1. Field of the Invention
The invention relates generally to forming a thin metal film on a substrate and more particularly to forming a single crystal epitaxial metal film on a substrate.
2. Description of the Prior Art
There is a growing class of devices that require thin, high quality, single crystal epitaxial films of iron or other metals for their operation. Examples include magnetic or bubble memory devices, magneto-optical switches and microwave terminators.
In order to form a single crystal epitaxial metal film the crystal structure of the substrate surface must be of very high quality. This surface quality of the substrate is determined by an examination utilizing Auger spectroscopic and low energy electron diffraction (LEED) techniques. Subsequent to the forming of the film its crystallinity must be examined by these same examination techniques to determine whether the film has formed into a single crystal. These examining techniques must be performed in an ultra high vacuum environment to be effective. If the film were removed from the vacuum prior to examination the introduction of contaminants would degrade the quality of the film and reduce the accuracy of the examining techniques.

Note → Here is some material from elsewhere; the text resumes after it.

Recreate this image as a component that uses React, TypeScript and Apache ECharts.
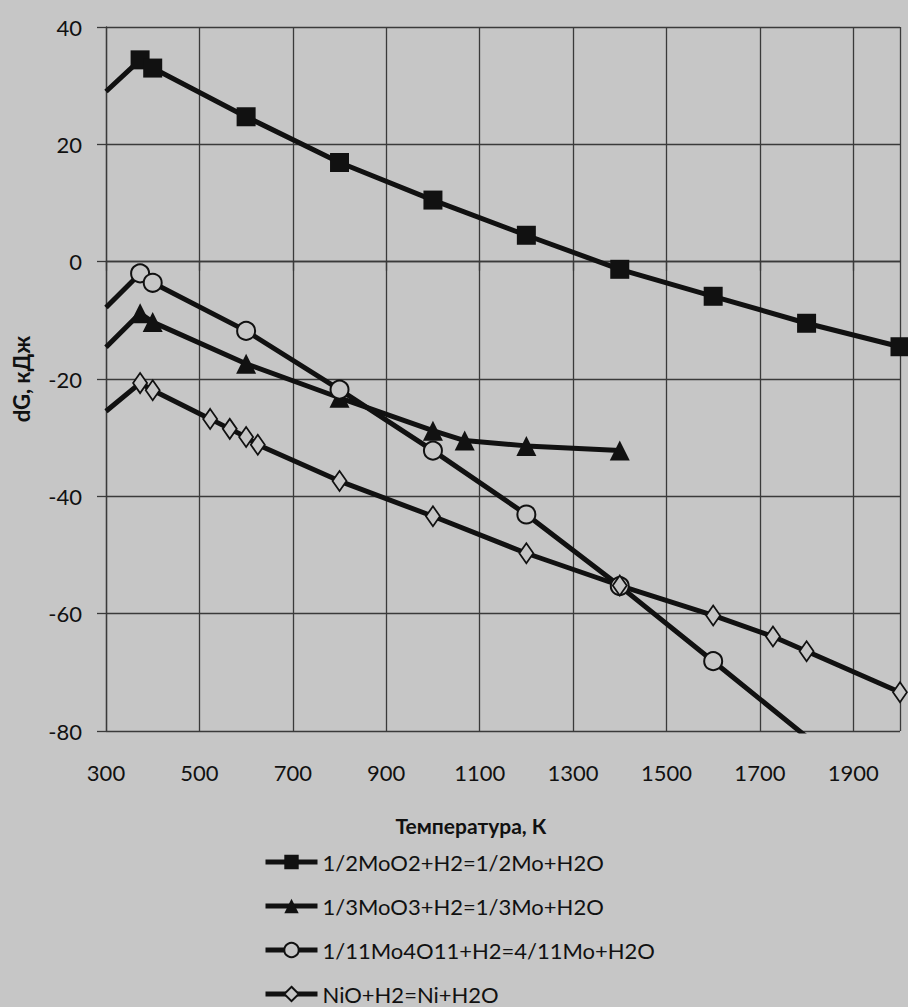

Presently, these single crystal epitaxial metal films are formed in a high vacuum chamber by molecular beam epitaxy (MBE). The examination of the substrate and metal film is carried out in-situ without breaking vacuum. However, the MBE method of forming the metal films is very slow and only suitable for substrates with a small surface area.
Another method for depositing metal films is metalorganic chemical vapor deposition (MOCVD). The standard MOCVD method is performed by introducing a metalorganic vapor into a carrier gas and exposing a heated substrate to the metalorganic vapor-carrier gas mixture. This method is faster than MBE and more effective with large area substrates. However, the method is not performed in a high vacuum environment due to the presence of the carrier gas. Thus, the standard MOCVD method does not allow in-situ characterization of the deposited metal film by such means as Auger and LEED analysis.